Gyanendra Bir Bikram Shah Dev no longer reigns as king of Nepal. On May 28, the Nepalese Constituent Assembly abolished the monarchy. The members of the assembly told Gyanendra to clear out of his Katmandu palace before mid-June.
Consider it the world’s most definitive eviction notice.
A small nation on the opposite side of the world — does it matter to America? Maybe not. But it is worth noting the passing of another monarchy.
After all, our country began in revolt against a king. But we had it easy, in a way; the king was distant. All we had to evict were his soldiers.
But don’t get the idea that Nepal got through it without bloodshed.
First, as I speak this, the monarchy’s end has just been declared. The king isn’t out on his now-civilian keester yet. He could still try something.

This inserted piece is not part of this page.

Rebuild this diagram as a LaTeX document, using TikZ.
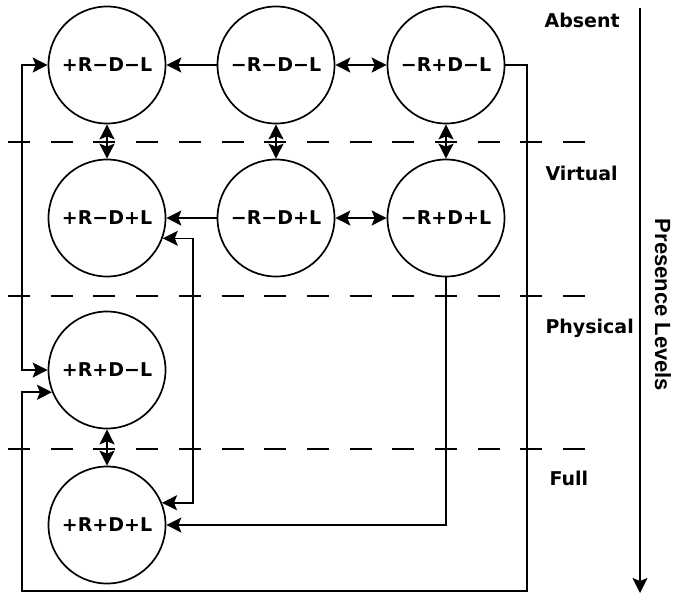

Second, he himself came to power in such a manner as to suggest royally red hands. (A common color for kingly hands.) The previous ruler and his whole family were slaughtered. A whole heckuva lot of people in Nepal suspect Gyandendra himself as the conspirator behind the murders.
Third is the Maoist factor. In the April elections, Maoists led the polls but failed to gain a majority.
For the good of the Nepalese, let’s hope the ex-king packs up in peace, and the Maoists pack away their dangerous ideology. Or are themselves soon sent packing.
This is Common Sense. I’m Paul Jacob.